Teach the DAGCombine to fold this pattern(c1 and c2 is constant).

// fold (sext (select cond, c1, c2)) -> (select cond, sext c1, sext c2)
// fold (zext (select cond, c1, c2)) -> (select cond, zext c1, zext c2)
// fold (aext (select cond, c1, c2)) -> (select cond, sext c1, sext c2)

Sign extend the operands if it is any_extend, to keep the signess of the operands that, the other combine rule would apply. The any_extend is handled as zero extend for constants. i.e.

t1: i8 = select t0, Constant:i8<-1>, Constant:i8<0>
t2: i64 = any_extend t1
 -->
t3: i64 = select t0, Constant:i64<-1>, Constant:i64<0>
 -->
 t4: i64 = sign_extend_inreg t3

Diff Detail

Event Timeline

steven.zhang created this revision.Jun 13 2019, 10:56 PM
Herald added a project: Restricted Project. · View Herald TranscriptJun 13 2019, 10:56 PM
Herald added a subscriber: hiraditya. · View Herald Transcript
craig.topper added inline comments.Jun 14 2019, 12:13 AM
llvm/test/CodeGen/X86/cmov-promotion.ll
130

This is slightly worse. Maybe don't do this when zext is free?

steven.zhang marked an inline comment as done.Jun 14 2019, 3:50 AM
steven.zhang added inline comments.
llvm/test/CodeGen/X86/cmov-promotion.ll
130

I check the scheduling information for cmovneq and cmovnel, both latency are 1. I didn't catch the "slightly worse" you mean ... Could you explain it more, as I am new to X86 instr. Thank you!

craig.topper added inline comments.Jun 14 2019, 8:16 AM
llvm/test/CodeGen/X86/cmov-promotion.ll
130

Cmovneq’s encoding is 1 byte longer than cmovnel. The 64-bit size requires a REX prefix.

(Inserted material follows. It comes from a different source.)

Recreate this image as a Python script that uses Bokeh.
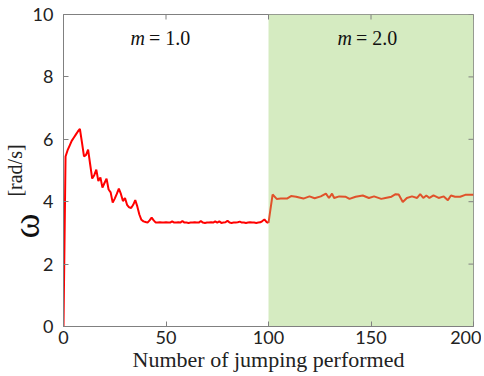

steven.zhang marked an inline comment as done.Jun 18 2019, 12:12 AM
steven.zhang added inline comments.
llvm/test/CodeGen/X86/cmov-promotion.ll
130

I wonder if we can do this inside X86 target, as it seems a valid improvement for x86. For cmovneq, if the high 32bit is zero, use cmovnel ?

spatel added inline comments.Jun 18 2019, 7:25 AM
llvm/test/CodeGen/X86/cmov-promotion.ll
130

The problem is larger than just this transform or x86. We do the same transform in instcombine, so we need to check constant values to reverse it.

But there's no reason to make the problem worse by not using the existing TLI hook suggested by Craig. If we just add one more clause to the 'if' check, we avoid this test diff without changing any others:

if (isa<ConstantSDNode>(Op1) && isa<ConstantSDNode>(Op2) &&
    (Opcode != ISD::ZERO_EXTEND || !TLI.isZExtFree(N0.getValueType(), VT))) {
steven.zhang marked an inline comment as done.Jun 18 2019, 9:52 PM
steven.zhang added inline comments.
llvm/test/CodeGen/X86/cmov-promotion.ll
130

Ah, sorry, I didn't get the point. Sure, it makes sense.

Add the isZextFree check.

This comment was removed by steven.zhang.
craig.topper added a comment.EditedJun 18 2019, 11:24 PM

X86 looks ok to me other than i8->i64 zext problem.

llvm/test/CodeGen/X86/cmov-promotion.ll
59

The zextisfree check isn't enough to fix this :( It's an i8->i64 zext which isn't free. I guess we'll have to handle this in the x86 backend.

steven.zhang marked an inline comment as done.Jun 19 2019, 12:35 AM
steven.zhang added inline comments.
llvm/test/CodeGen/X86/cmov-promotion.ll
59

Yes. The hook only check the type i32->i64. Do we need to pass the value instead of the type for the isZextFree to fix this issue ?

spatel added inline comments.Jun 19 2019, 6:58 AM
llvm/test/CodeGen/X86/cmov-promotion.ll
59

I don't think changing the TLI call will be enough to solve the general problem (the IR is likely already in the form that we're trying to avoid).

steven.zhang marked an inline comment as done.Jun 19 2019, 7:03 PM

As the X86 review is done (Another issue exposed by this patch, and x86 backend will work on that ?), let's continue the review for the PowerPC backend and DAGCombine logic.

llvm/test/CodeGen/X86/cmov-promotion.ll
59

ok. That sounds to be another issue.

spatel added inline comments.Jun 20 2019, 6:00 AM
llvm/lib/CodeGen/SelectionDAG/DAGCombiner.cpp
8647–8648

This sentence is not clear to me. Is this better?
"For any_extend, choose sign extension of the constants to allow a possible further transform to sign_extend_inreg."

I'm not sure if using sign extension is the best choice in all cases, but if there are no visible test regressions, I guess that's ok for now.

Update the comments.

spatel accepted this revision.Jun 25 2019, 8:40 AM

LGTM

This revision is now accepted and ready to land.Jun 25 2019, 8:40 AM
This revision was automatically updated to reflect the committed changes.